PARIS—France mobilized thousands of police, armored personnel carriers, and water cannon trucks in Paris on Friday to keep out convoys of motorists converging on the capital for a protest against COVID-19 restrictions.
Checkpoints were set up at toll points on major entry roads while riot-control barriers were erected across the city center ahead of rallies that the protesters aim to hold over the weekend.
Inspired by “Freedom Convoy” demonstrations in Canada, the motorists—from numerous cities across France—were expected to gather outside Paris and seek to defy a police order not to enter the city.
“We’ve been going around in circles for three years,” said pensioner Jean-Marie Azais, part of a “Convoie de Liberte” headed to the capital from the southwest, in reference to France’s anti-COVID-19 strategy.
“We saw the Canadians and said to ourselves, ‘It’s awesome, what they’re doing.’ In eight days, boom, something was sparked.”
As the evening rush hour got under way, police began checking drivers’ documents at various entry points into the city center. More than 7,000 officers will be mobilized over the next 72 hours.
Convoy members exchanged information via social media on how best to slip into the city, avoiding a police presence that included heavy-lifting equipment to dismantle any makeshift roadblocks.
“We have always safeguarded the right to protest … but we need harmony and we need a lot of collective goodwill,” President Emmanuel Macron told newspaper Ouest France, while urging calm.
His prime minister, Jean Castex, was more blunt. Citizens had the right to protest but not gridlock the capital, he said.
The Canadian demonstrations united truckers angered by a vaccine mandate for trans-border traffic.
But in France it is ordinary citizens angry at COVID-19 rules who are taking to their vehicles. The protests show signs of uniting disparate opponents of President Emmanuel Macron, two months before an election in which he is expected to stand again.
Public irritation in France over COVID-19 restrictions, including a widely enforced vaccine pass, has already triggered waves of demonstrations and it is growing.

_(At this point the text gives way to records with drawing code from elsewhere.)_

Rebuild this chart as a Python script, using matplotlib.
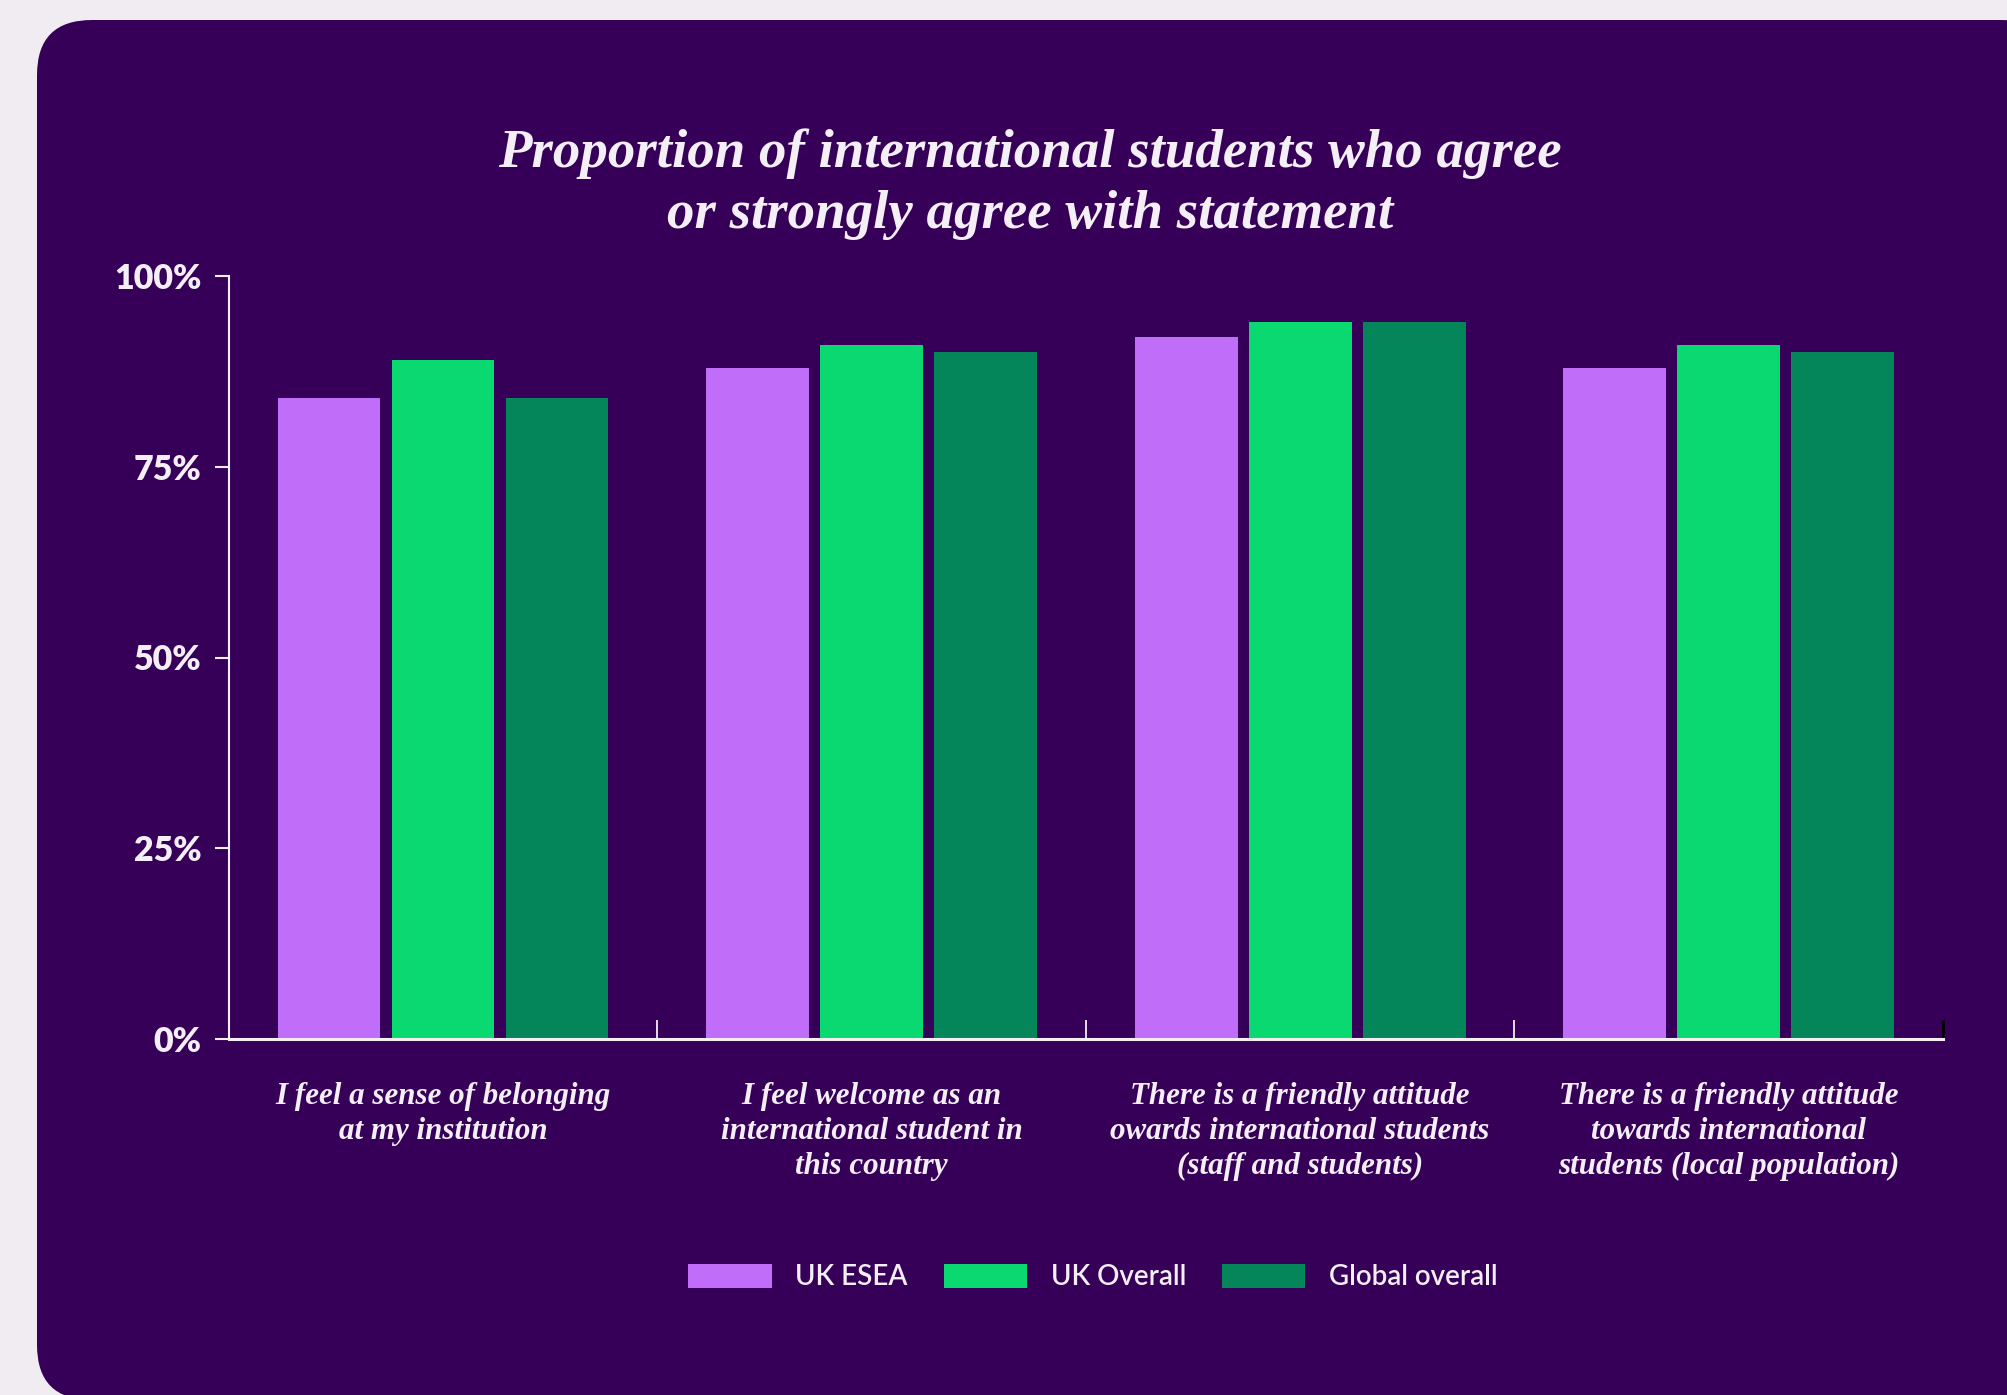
import matplotlib
matplotlib.use("Agg")
import matplotlib.pyplot as plt
from matplotlib.patches import FancyBboxPatch, Patch
import numpy as np

# Data
categories = [
    "I feel a sense of belonging\nat my institution",
    "I feel welcome as an\ninternational student in\nthis country",
    "There is a friendly attitude\nowards international students\n(staff and students)",
    "There is a friendly attitude\ntowards international\nstudents (local population)",
]
series_names = ["UK ESEA", "UK Overall", "Global overall"]
uk_esea = [84, 88, 92, 88]
uk_overall = [89, 91, 94, 91]
global_overall = [84, 90, 94, 90]
y_ticks = [0, 25, 50, 75, 100]
y_tick_labels = ["0%", "25%", "50%", "75%", "100%"]
title = "Proportion of international students who agree\nor strongly agree with statement"

# Styling
PAGE_BG = "#F1ECF2"
PANEL_BG = "#360058"
TEXT = "#F4EEF6"
COLORS = ["#C06EF9", "#0AD870", "#04855A"]
SANS = ["Lato", "DejaVu Sans"]
SERIF = ["Liberation Serif", "DejaVu Serif"]

W, H, DPI = 2008, 1395, 100
fig = plt.figure(figsize=(W / DPI, H / DPI), dpi=DPI, facecolor=PAGE_BG)

# Rounded dark panel behind everything
panel = FancyBboxPatch((0.37, -0.05), 20.2, 13.8,
                       boxstyle="round,pad=0,rounding_size=0.55",
                       transform=fig.dpi_scale_trans, facecolor=PANEL_BG,
                       edgecolor="none", zorder=-10)
fig.patches.append(panel)

ax = fig.add_axes([228.7 / W, (H - 1039) / H, (1943 - 228.7) / W, (1039 - 276) / H])
ax.set_facecolor("none")
ax.set_zorder(1)

x = np.arange(len(categories))
width = 0.24
step = 0.266
for i, (vals, name) in enumerate(zip([uk_esea, uk_overall, global_overall], series_names)):
    ax.bar(x + (i - 1) * step, vals, width=width, color=COLORS[i], label=name, zorder=2)

ax.set_xlim(-0.5, len(categories) - 0.5)
ax.set_ylim(0, 100)

for s in ["top", "right"]:
    ax.spines[s].set_visible(False)
ax.spines["left"].set_color(TEXT)
ax.spines["left"].set_linewidth(1.5)
ax.spines["bottom"].set_color(TEXT)
ax.spines["bottom"].set_linewidth(2.2)
ax.spines["bottom"].set_zorder(3)

ax.set_yticks(y_ticks)
ax.set_yticklabels(y_tick_labels, family=SANS, fontweight="heavy", fontsize=24.5, color=TEXT)
ax.tick_params(axis="y", direction="out", length=10, width=1.5, color=TEXT, pad=9.5)

ax.set_xticks(x)
ax.set_xticklabels(categories, family=SERIF, fontstyle="italic", fontweight="bold",
                   fontsize=22.3, color=TEXT, linespacing=1.28)
ax.tick_params(axis="x", which="major", length=0, pad=31)

# Category separators; the closing tick at the right end is dark
ax.set_xticks(np.arange(len(categories)) + 0.5, minor=True)
ax.tick_params(axis="x", which="minor", direction="in", length=13.5, width=1.3, color=TEXT)
end_tick = ax.xaxis.get_minor_ticks()[-1].tick1line
end_tick.set_markeredgecolor("black")
end_tick.set_markeredgewidth(2)

fig.text(1030 / W, (H - 128) / H, title, ha="center", va="top",
         family=SERIF, fontstyle="italic", fontweight="bold", fontsize=39.5,
         color=TEXT, linespacing=1.3)

handles = [Patch(facecolor=c, edgecolor="none") for c in COLORS]
leg = fig.legend(handles, series_names, loc="center", bbox_to_anchor=(1093 / W, (H - 1277) / H),
                 ncol=3, frameon=False, handlelength=3.0, handleheight=1.0,
                 handletextpad=0.85, columnspacing=1.3,
                 prop={"family": SANS, "size": 20, "weight": "semibold"})
for t in leg.get_texts():
    t.set_color(TEXT)

fig.savefig("out.png", dpi=DPI, facecolor=PAGE_BG)
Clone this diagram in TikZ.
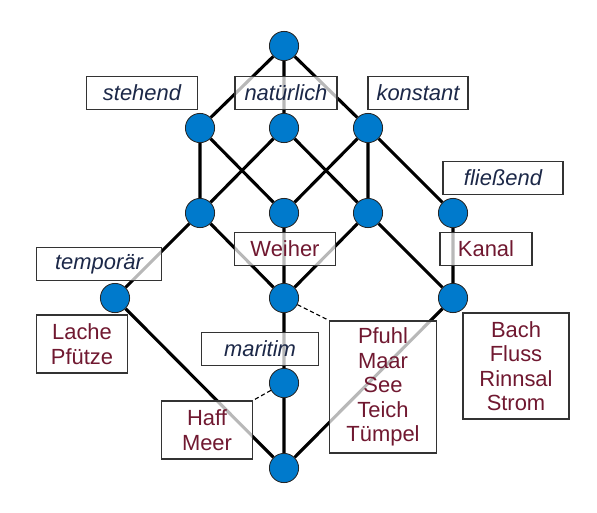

In Toulouse, one woman cheering on motorists said the protesters should defy the police order to stay outside Paris city limits.
“The authorities cannot block everyone,” she said, withholding her name. “The convoys must force it, they must still try to enter.”
Some among a crowd that waved off a convoy of vans, motorhomes, and cars in Vimy, northern France, wore the high-visibility yellow vests that characterized those pre-pandemic popular protests of 2018 and 2019.
With spiraling energy prices and a strong economic rebound driving inflation higher, households are again feeling a squeeze on budgets and public frustration is simmering.